The initiative focuses on a dual-purpose breakthrough: generating additional carbon-free electricity from spent nuclear fuel while drastically reducing its radioactive lifespan.
The projects are supported by $8.17 million in grants from the Department of Energy's NEWTON (Nuclear Energy Waste Transmutation Optimized Now) program and represent a shift from treating used nuclear fuel as a permanent liability to viewing it as a recyclable fuel source.
The researchers are developing ADS technology. This system uses a particle accelerator to fire high-energy protons at a target (such as liquid mercury), triggering a process called "spallation." This releases a flood of neutrons that interact with unwanted, long-lived isotopes in nuclear waste.
The technology can effectively "burn" the most hazardous components of the waste by transmuting these elements. While unprocessed fuel remains dangerous for approximately 100,000 years, partitioning and recycling via ADS can reduce that window to just 300 years.

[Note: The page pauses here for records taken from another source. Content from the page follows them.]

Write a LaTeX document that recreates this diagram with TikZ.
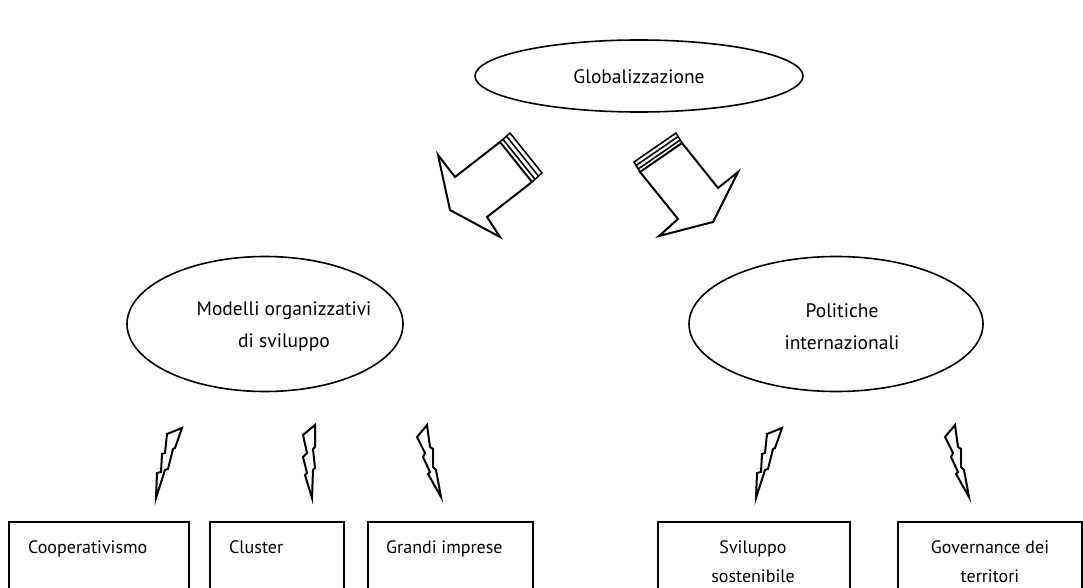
\documentclass[tikz,border=0pt]{standalone}
\usepackage{fontspec}
\setmainfont{PT Sans}
\usetikzlibrary{shapes.geometric}
\begin{document}
\begin{tikzpicture}[x=1pt,y=-1pt,
  ell/.style={draw, line width=1.6pt, ellipse, inner sep=0pt},
  elltext/.style={align=center, inner sep=0pt, font=\fontsize{19.5}{32}\selectfont},
  boxframe/.style={draw, line width=1.7pt, rectangle, anchor=north west, minimum height=110pt, inner sep=0pt},
  boxtext/.style={font=\fontsize{18}{29}\selectfont, align=center, inner sep=0pt},
  shapeline/.style={draw, line width=2pt, line join=miter, fill=white},
  stripe/.style={line width=1.6pt},
  boltA/.pic={\draw[shapeline] (26,-70) -- (11,-64) -- (9,-45) -- (6,-44) -- (5,-26) -- (1,-25) -- (0,0) -- (9,-28) -- (12,-29) -- (17,-49) -- (19,-50) -- cycle;},
  boltB/.pic={\draw[shapeline] (3,-73) -- (-9,-63) -- (-5,-45) -- (-9,-41) -- (-5,-25) -- (-7,-23) -- (0,0) -- (1,-28) -- (3,-30) -- (1,-49) -- (3,-51) -- cycle;},
  boltC/.pic={\draw[shapeline] (-14,-72) -- (-24,-60) -- (-16,-44) -- (-18,-40) -- (-11,-25) -- (-13,-23) -- (0,0) -- (-5,-27) -- (-8,-30) -- (-8,-48) -- (-11,-50) -- cycle;}
]
\useasboundingbox (0,0) rectangle (1083,588);
\clip (0,0) rectangle (1083,588);

% ellipses
\node[ell, minimum width=328pt, minimum height=72pt] (glob) at (639,76) {};
\node[elltext] (globt) at (639,77) {Globalizzazione};
\node[ell, minimum width=276pt, minimum height=135pt] (mod) at (265,324) {};
\node[elltext] (modt) at (284,327) {Modelli organizzativi\\di sviluppo};
\node[ell, minimum width=294pt, minimum height=135pt] (pol) at (836,324) {};
\node[elltext] (polt) at (842,327) {Politiche\\internazionali};

% left block arrow
\draw[shapeline] (500,142) -- (532,182) -- (487,217) -- (500,237) -- (450,210) -- (438,155) -- (455,177) -- cycle;
\draw[stripe] (500,142) -- (510,133) -- (542,173) -- (532,182);
\draw[stripe] (503,139.3) -- (535,179.3);
\draw[stripe] (506.5,136.2) -- (538.5,176.2);

% right block arrow
\draw[shapeline] (640,172) -- (678,219) -- (659,236) -- (713,222) -- (738,172) -- (718,188) -- (682,143) -- cycle;
\draw[stripe] (640,172) -- (634,162) -- (676,133) -- (682,143);
\draw[stripe] (638.2,169) -- (680.2,140);
\draw[stripe] (636.1,165.5) -- (678.1,136.5);

% lightning bolts
\pic at (156,498) {boltA};
\pic at (312,498) {boltB};
\pic at (441,497) {boltC};
\pic at (756,498) {boltA};
\pic at (969,497) {boltC};

% boxes
\node[boxframe, minimum width=180pt] (b1) at (8,521) {};
\node[boxframe, minimum width=134pt] (b2) at (209,521) {};
\node[boxframe, minimum width=165pt] (b3) at (367,521) {};
\node[boxframe, minimum width=192pt] (b4) at (657,521) {};
\node[boxframe, minimum width=184pt] (b5) at (897,521) {};

\node[boxtext, anchor=base west] (t1) at (28,553) {Cooperativismo};
\node[boxtext, anchor=base west] (t2) at (229,553) {Cluster};
\node[boxtext, anchor=base west] (t3) at (386,553) {Grandi imprese};
\node[boxtext] (t4) at (753,562) {Sviluppo\\sostenibile};
\node[boxtext] (t5) at (990,562) {Governance dei\\territori};
\end{tikzpicture}
\end{document}
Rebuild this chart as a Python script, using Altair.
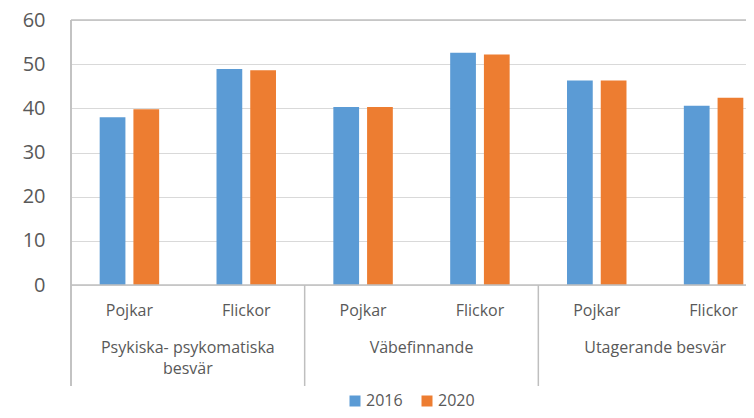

Enhancing accelerator efficiency for economic viability
The process also generates significant heat, which can be harnessed to produce additional electricity for the grid.
"Instead of having a lifetime of 100,000 years in storage, for example, you can shorten the storage years down to 300," said Rongli Geng, head of SRF Science & Technology at Jefferson Lab and principal investigator for both projects.

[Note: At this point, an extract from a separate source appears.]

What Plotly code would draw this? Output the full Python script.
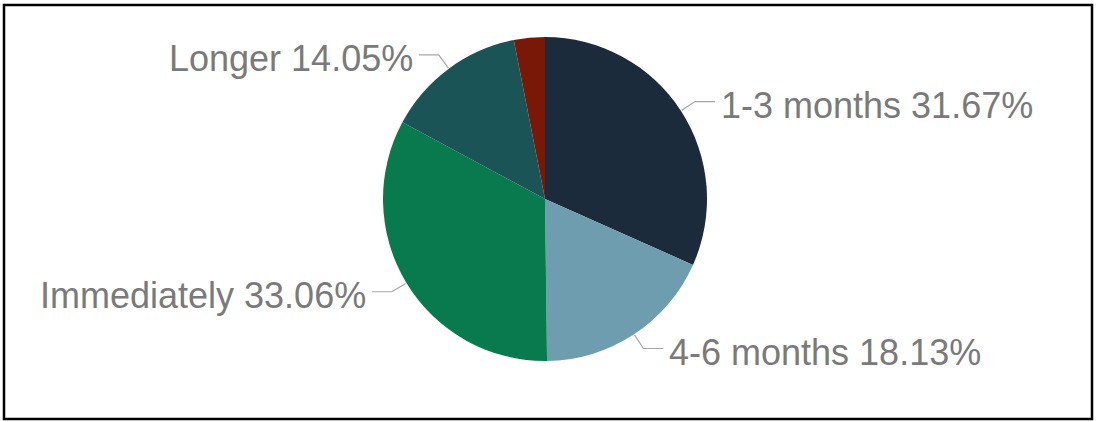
import math
import plotly.graph_objects as go

W, H = 1096, 422

categories = ["1-3 months", "4-6 months", "Immediately", "Longer", "Other"]
values = [31.67, 18.13, 33.06, 14.05, 3.09]
colors = ["#1C2B3B", "#6E9DAF", "#087A4E", "#1B5457", "#7A1808"]
show_label = [True, True, True, True, False]

# pie geometry (pixels)
cx, cy, R = 545, 199, 162

fig = go.Figure(go.Pie(
    labels=categories,
    values=values,
    sort=False,
    direction="clockwise",
    rotation=0,
    marker=dict(colors=colors, line=dict(width=0)),
    textinfo="none",
    hoverinfo="label+percent",
    showlegend=False,
    domain=dict(x=[(cx - R) / W, (cx + R) / W], y=[1 - (cy + R) / H, 1 - (cy - R) / H]),
))

def px(x):
    return x / W

def py(y):
    return 1 - y / H

total = sum(values)
cum = 0.0
shapes = []
annotations = []
for cat, v, show in zip(categories, values, show_label):
    mid = (cum + v / 2) / total * 2 * math.pi
    cum += v
    if not show:
        continue
    sx, sy = math.sin(mid), -math.cos(mid)
    ex, ey = cx + (R + 1) * sx, cy + (R + 1) * sy
    ox, oy = cx + (R + 17) * sx, cy + (R + 17) * sy
    side = 1 if sx > 0 else -1
    hx = ox + side * 20
    path = f"M {px(ex)} {py(ey)} L {px(ox)} {py(oy)} L {px(hx)} {py(oy)}"
    shapes.append(dict(type="path", xref="paper", yref="paper", path=path,
                       line=dict(color="#A6A6A6", width=1.2)))
    pct = v / total * 100
    annotations.append(dict(
        x=px(hx + side * 4), y=py(oy + 4), xref="paper", yref="paper",
        text=f"{cat} {pct:.2f}%", showarrow=False,
        xanchor="left" if side > 0 else "right", yanchor="middle",
        font=dict(family="Liberation Sans, Arial, sans-serif", size=36, color="#7A7A7A"),
    ))

shapes.append(dict(type="rect", xref="paper", yref="paper",
                   x0=px(4), x1=px(1092), y0=py(419), y1=py(5),
                   line=dict(color="#000000", width=2.5), fillcolor="rgba(0,0,0,0)"))

fig.update_layout(
    width=W, height=H,
    margin=dict(l=0, r=0, t=0, b=0),
    paper_bgcolor="white", plot_bgcolor="white",
    shapes=shapes, annotations=annotations,
)

fig.write_html("out.html")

To make ADS economically viability, Jefferson Lab is tackling two primary technical hurdles: efficiency and power.
Traditional particle accelerators require massive, expensive cryogenic cooling systems to reach superconducting temperatures. Jefferson Lab is pioneering a more cost-effective approach by coating the interior of pure niobium cavities with tin.
These niobium-tin cavities can operate at higher temperatures, allowing for the use of standard commercial cooling units rather than custom, large-scale cryogenic plants. The team is also developing spoke cavities, which is a complex design intended to drive even higher efficiency in neutron spallation.
Implementing high-power magnetrons
The second project focuses on the power source behind the beam. Researchers are adapting the magnetron—the same component that powers microwave ovens—to provide the 10 megawatts of power required for ADS.
The primary challenge is that the energy frequency must match the accelerator cavity precisely at 805 Megahertz. In collaboration with Stellant Systems, researchers are prototyping advanced magnetrons that can be combined to reach the necessary high-power thresholds with maximum efficiency.